# Herf/Cigar Club in Cedar Rapids Area



## Brewinsmoke (Mar 31, 2011)

Greetings!

I'm trying to get a group together in the Cedar Rapids area for some consistent herfing. Most likely the herfs will be slightly south in Swisher at a local business (not a cigar shop). If you're interested please let me know and we can get something set up. Hopefully there's someone here in Iowa that likes cigars other than myself. Based on the response elsewhere there isn't much interest.

Cheers!

Jon


----------



## tpharkman (Feb 20, 2010)

I live in Walford so I am game. Donovan is over in Creston and he sometimes gets over to Iowa City. 

Let's set something up. I have a couple of friends that aren't on Puff who would probably be interested as well.


----------



## donovanrichardson (Nov 10, 2010)

Sorry I just saw this post! Yeah Cedar Rapids is about 3.5 hours away but I have a friend who lives there so that could be my excuse for the drive to herf haha! It'd be awesome to herf with some Iowa brothers for sure!


----------



## snagstangl (Aug 21, 2010)

It better be in the dance hall at swisher thats all im saying.


----------



## donovanrichardson (Nov 10, 2010)

snagstangl said:


> It better be in the dance hall at swisher thats all im saying.

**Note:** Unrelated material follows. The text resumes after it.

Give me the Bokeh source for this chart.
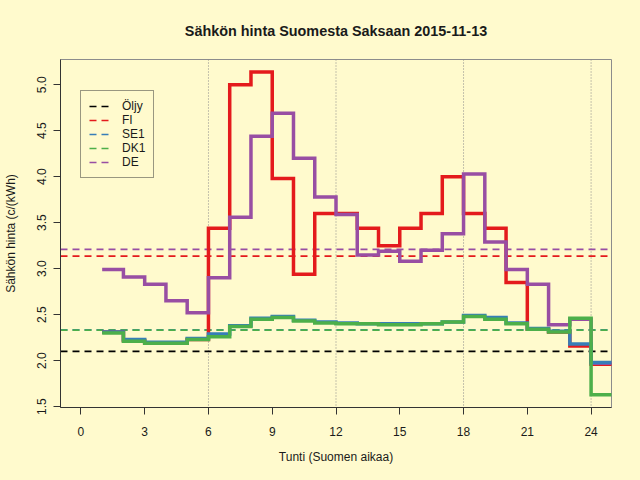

Andrew! I didn't even realize you were from Iowa brother! Yes we definitely need to schedule something this summer! Thad and I talked about getting together at some point. DM is about 90 minutes away for me.


----------



## snagstangl (Aug 21, 2010)

my home town is in south east iowa, an hour away from CR, Live in des moines. I had some cousins in creston last name williams but they have ben gone for about 10 years. Im pretty mobile so i get around the state quite often.


----------



## bluesman.54 (Apr 13, 2013)

Is anything happening with this? I live about 40 minutes from Cedar Rapids.


----------



## madmarvcr (Jun 1, 2013)

You can find me at tierra coffee in coralville Saturday or Sunday mornings enjoying a latte and a good cigar. Also tobacco bowl in Iowa city random evenings trying out something new


----------



## bluesman.54 (Apr 13, 2013)

Perhaps I'll catch up with you -- but I work Saturday's and Sundays. I didn't know there is a Tobacco Bowl in IC. Thank you for sharing this.



madmarvcr said:


> You can find me at tierra coffee in coralville Saturday or Sunday mornings enjoying a latte and a good cigar. Also tobacco bowl in Iowa city random evenings trying out something new


----------



## CrumbyWig (Jun 25, 2013)

Anyone in western Iowa?


----------



## jknox65 (Aug 18, 2013)

Jon

I just moved here and looking for a group to smoke with, talk about current or not current events and so forth. Have you formed such a group? If so let me know would love to share a smoke sometime. If not lets get one started. I have a few other potential ideas for it too!

James

QUOTE=Brewinsmoke;3179681]Greetings!

I'm trying to get a group together in the Cedar Rapids area for some consistent herfing. Most likely the herfs will be slightly south in Swisher at a local business (not a cigar shop). If you're interested please let me know and we can get something set up. Hopefully there's someone here in Iowa that likes cigars other than myself. Based on the response elsewhere there isn't much interest.

Cheers!

Jon[/QUOTE]


----------



## bluesman.54 (Apr 13, 2013)

If you have room I think I am about 40 minutes from Swisher. Isn't that right off of 380 in-between Iowa City and Cedar Rapids? Dependng on my schedule, I would like to attend. Please let me know what is happening with this if it is open to area people.

Michael


----------



## jknox65 (Aug 18, 2013)

Okay I have heard no response really from anyone on this so let’s take the Bull by the horns. How about Saturday 6 PM (that’s august 24th) we get together and all enjoy a cigar. I have the porch, Ice tea, bring your own cigar and alcohol if you like. Please give me a heads up if you would like to come and i will give you the address. My cell is seven one 3- three 9 eight- five 6 4 zero.

I think it would be nice to set up a regular cigar gathering!! So let’s get it going.

James


----------